Working data
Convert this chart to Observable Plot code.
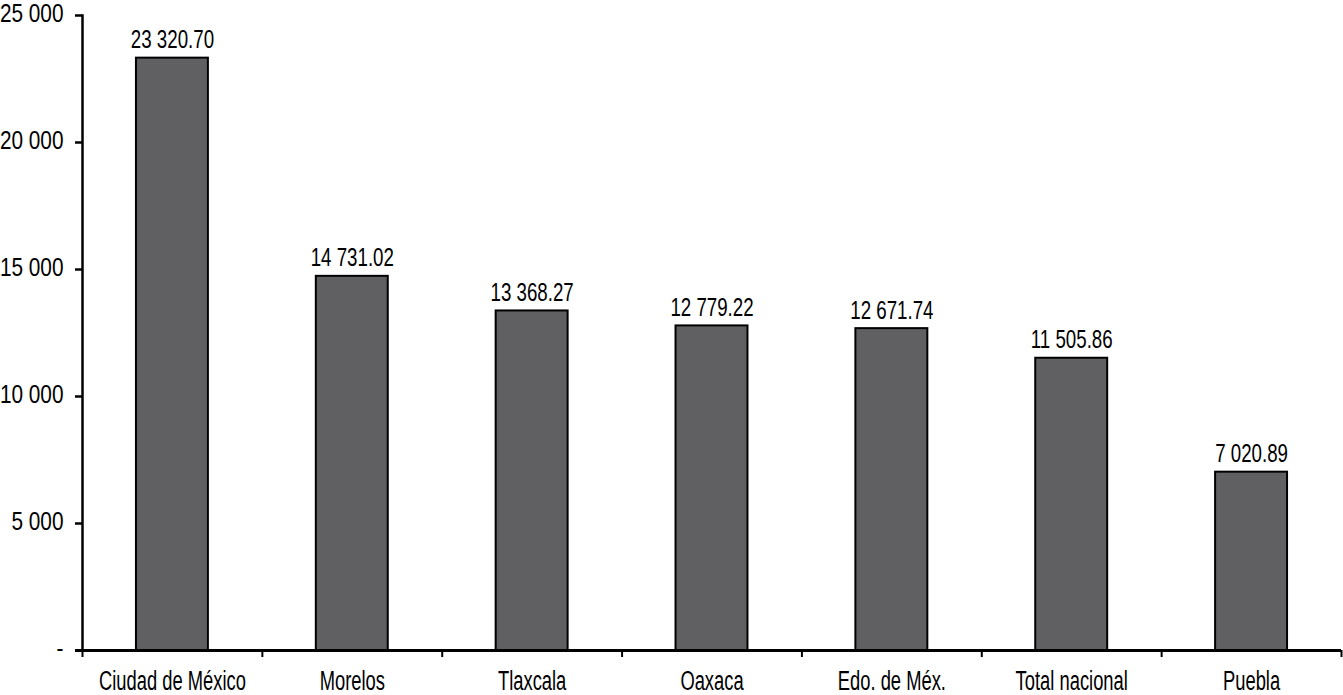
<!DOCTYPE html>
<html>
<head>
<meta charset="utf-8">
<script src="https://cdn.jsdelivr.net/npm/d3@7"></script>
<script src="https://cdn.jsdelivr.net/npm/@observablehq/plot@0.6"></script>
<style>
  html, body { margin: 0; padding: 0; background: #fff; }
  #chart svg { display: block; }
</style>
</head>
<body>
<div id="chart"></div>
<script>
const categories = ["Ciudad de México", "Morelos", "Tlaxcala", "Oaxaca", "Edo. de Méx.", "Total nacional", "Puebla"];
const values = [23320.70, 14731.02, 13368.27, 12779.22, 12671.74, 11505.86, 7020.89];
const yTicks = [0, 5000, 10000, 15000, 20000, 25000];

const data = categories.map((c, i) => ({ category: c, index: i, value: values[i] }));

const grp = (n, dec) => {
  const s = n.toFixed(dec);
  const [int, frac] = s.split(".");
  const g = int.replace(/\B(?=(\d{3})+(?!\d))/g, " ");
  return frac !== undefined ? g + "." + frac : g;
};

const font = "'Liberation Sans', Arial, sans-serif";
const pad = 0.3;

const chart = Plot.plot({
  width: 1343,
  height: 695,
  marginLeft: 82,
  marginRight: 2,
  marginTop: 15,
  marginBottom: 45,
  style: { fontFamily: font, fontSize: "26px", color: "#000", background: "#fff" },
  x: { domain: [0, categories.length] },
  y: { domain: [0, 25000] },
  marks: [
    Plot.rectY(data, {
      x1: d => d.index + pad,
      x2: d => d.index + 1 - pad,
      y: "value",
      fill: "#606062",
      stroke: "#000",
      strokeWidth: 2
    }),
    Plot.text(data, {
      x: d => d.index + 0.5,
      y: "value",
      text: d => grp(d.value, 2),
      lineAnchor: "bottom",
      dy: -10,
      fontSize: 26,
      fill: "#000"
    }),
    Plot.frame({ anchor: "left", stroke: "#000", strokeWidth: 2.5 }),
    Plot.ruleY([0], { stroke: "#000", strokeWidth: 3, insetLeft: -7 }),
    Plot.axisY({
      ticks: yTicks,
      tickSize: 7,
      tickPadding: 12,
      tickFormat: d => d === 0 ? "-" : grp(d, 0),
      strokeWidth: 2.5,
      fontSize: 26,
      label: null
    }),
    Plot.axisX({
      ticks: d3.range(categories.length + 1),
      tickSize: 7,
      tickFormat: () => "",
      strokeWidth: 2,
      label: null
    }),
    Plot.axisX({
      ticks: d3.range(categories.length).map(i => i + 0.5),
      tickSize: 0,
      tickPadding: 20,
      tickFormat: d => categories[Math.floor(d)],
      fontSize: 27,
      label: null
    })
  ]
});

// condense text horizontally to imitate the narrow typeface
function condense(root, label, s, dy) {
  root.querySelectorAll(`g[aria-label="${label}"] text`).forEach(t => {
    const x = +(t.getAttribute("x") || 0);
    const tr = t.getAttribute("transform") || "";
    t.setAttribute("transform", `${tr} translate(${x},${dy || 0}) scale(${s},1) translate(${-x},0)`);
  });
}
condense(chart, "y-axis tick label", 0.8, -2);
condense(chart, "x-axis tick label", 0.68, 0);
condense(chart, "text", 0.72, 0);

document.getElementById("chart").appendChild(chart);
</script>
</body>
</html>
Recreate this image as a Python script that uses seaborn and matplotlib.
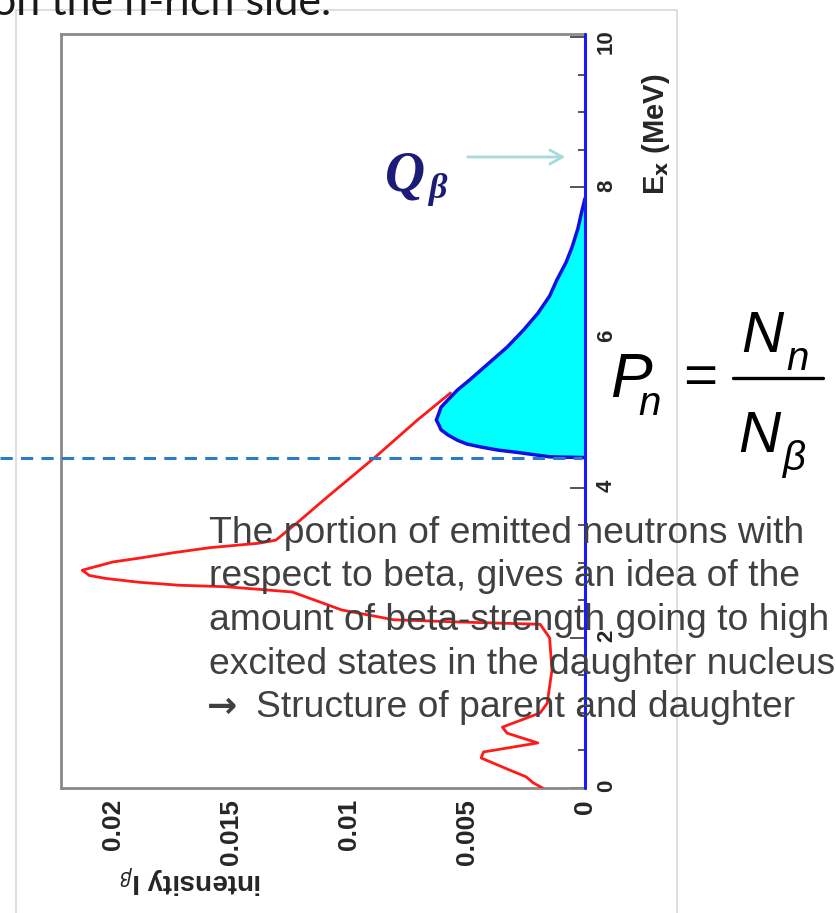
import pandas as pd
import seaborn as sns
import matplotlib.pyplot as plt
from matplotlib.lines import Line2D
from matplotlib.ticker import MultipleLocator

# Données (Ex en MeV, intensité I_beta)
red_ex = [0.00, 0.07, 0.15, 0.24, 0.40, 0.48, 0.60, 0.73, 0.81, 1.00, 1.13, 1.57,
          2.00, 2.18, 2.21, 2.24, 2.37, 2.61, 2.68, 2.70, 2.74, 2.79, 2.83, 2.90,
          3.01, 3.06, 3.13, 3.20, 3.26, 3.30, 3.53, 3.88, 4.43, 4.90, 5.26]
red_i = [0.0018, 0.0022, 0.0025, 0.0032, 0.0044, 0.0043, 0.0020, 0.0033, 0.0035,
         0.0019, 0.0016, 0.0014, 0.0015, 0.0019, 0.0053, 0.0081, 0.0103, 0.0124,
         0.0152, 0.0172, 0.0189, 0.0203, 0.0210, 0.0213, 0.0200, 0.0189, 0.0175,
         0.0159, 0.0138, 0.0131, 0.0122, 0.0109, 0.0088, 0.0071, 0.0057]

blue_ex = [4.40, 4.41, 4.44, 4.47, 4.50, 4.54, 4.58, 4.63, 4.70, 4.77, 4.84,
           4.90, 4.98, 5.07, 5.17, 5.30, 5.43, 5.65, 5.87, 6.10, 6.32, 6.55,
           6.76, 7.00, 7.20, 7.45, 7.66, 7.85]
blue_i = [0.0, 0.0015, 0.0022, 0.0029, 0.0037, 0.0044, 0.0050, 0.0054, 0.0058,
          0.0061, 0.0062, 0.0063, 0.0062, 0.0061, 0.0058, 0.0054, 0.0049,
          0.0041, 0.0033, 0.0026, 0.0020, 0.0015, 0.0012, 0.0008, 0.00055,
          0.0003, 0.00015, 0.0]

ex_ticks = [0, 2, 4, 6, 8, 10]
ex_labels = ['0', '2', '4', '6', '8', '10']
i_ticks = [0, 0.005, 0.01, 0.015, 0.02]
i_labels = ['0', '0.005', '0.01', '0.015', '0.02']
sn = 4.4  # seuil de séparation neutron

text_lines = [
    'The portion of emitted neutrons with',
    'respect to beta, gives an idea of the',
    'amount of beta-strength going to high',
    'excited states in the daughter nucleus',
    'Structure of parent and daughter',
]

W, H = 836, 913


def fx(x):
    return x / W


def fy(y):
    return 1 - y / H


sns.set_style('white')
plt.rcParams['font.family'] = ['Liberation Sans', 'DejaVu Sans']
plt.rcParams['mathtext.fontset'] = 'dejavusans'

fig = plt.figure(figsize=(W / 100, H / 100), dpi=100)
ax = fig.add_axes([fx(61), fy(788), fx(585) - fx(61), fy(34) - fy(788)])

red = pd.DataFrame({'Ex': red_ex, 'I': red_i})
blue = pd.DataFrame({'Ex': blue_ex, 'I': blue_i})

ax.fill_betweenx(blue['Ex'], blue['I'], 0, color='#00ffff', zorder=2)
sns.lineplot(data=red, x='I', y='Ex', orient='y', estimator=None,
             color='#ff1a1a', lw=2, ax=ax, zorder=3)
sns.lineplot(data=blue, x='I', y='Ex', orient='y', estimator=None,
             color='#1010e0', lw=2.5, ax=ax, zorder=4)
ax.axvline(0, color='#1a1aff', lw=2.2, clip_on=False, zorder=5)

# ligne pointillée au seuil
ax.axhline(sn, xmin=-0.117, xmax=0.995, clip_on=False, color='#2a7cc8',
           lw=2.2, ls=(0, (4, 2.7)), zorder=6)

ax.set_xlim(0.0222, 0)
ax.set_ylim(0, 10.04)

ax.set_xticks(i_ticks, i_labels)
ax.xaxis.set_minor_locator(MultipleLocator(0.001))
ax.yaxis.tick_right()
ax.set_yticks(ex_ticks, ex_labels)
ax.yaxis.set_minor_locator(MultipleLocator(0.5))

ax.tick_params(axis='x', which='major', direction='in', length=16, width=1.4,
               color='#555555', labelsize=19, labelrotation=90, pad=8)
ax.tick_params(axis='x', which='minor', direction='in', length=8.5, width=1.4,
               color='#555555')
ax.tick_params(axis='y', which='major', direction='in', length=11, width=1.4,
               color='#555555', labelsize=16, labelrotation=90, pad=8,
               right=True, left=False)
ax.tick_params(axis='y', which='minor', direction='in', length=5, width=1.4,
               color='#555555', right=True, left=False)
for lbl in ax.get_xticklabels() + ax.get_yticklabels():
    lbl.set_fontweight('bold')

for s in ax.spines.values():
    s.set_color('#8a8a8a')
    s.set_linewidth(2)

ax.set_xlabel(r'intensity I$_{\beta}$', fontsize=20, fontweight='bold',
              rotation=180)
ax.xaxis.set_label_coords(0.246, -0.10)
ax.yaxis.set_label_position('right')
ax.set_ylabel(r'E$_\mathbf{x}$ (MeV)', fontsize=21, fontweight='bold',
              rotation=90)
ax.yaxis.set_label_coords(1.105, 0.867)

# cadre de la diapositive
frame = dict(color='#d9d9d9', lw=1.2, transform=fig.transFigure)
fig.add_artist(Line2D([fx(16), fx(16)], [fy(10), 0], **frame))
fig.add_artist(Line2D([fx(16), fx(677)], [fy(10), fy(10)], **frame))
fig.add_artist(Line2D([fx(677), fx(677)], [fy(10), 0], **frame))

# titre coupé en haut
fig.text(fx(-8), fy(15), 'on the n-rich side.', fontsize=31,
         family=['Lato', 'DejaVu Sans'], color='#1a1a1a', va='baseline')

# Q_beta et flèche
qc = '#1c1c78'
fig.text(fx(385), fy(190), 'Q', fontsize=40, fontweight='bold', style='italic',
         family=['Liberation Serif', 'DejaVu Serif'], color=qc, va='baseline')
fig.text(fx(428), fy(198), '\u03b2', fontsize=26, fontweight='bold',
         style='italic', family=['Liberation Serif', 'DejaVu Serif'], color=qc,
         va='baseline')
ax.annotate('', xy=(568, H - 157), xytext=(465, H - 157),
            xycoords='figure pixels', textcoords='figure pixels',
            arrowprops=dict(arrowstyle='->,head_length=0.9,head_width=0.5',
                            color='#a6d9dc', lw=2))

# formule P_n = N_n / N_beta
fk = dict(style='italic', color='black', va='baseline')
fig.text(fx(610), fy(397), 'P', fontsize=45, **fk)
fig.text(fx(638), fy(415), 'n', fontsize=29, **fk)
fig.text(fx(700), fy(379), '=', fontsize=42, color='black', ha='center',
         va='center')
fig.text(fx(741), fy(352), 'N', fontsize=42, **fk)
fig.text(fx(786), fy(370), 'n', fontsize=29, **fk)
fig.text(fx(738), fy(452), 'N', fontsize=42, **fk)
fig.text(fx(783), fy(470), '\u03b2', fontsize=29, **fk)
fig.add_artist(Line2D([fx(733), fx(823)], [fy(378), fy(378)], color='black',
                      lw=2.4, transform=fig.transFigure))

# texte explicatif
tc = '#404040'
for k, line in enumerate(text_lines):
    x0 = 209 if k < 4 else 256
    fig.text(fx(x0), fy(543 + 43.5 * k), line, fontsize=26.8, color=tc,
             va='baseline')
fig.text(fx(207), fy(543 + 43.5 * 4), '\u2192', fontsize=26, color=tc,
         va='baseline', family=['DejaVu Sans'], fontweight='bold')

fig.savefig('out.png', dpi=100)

Work instructions
Count the lines in the records above that hold the word "script", and give only that number.

The answer
5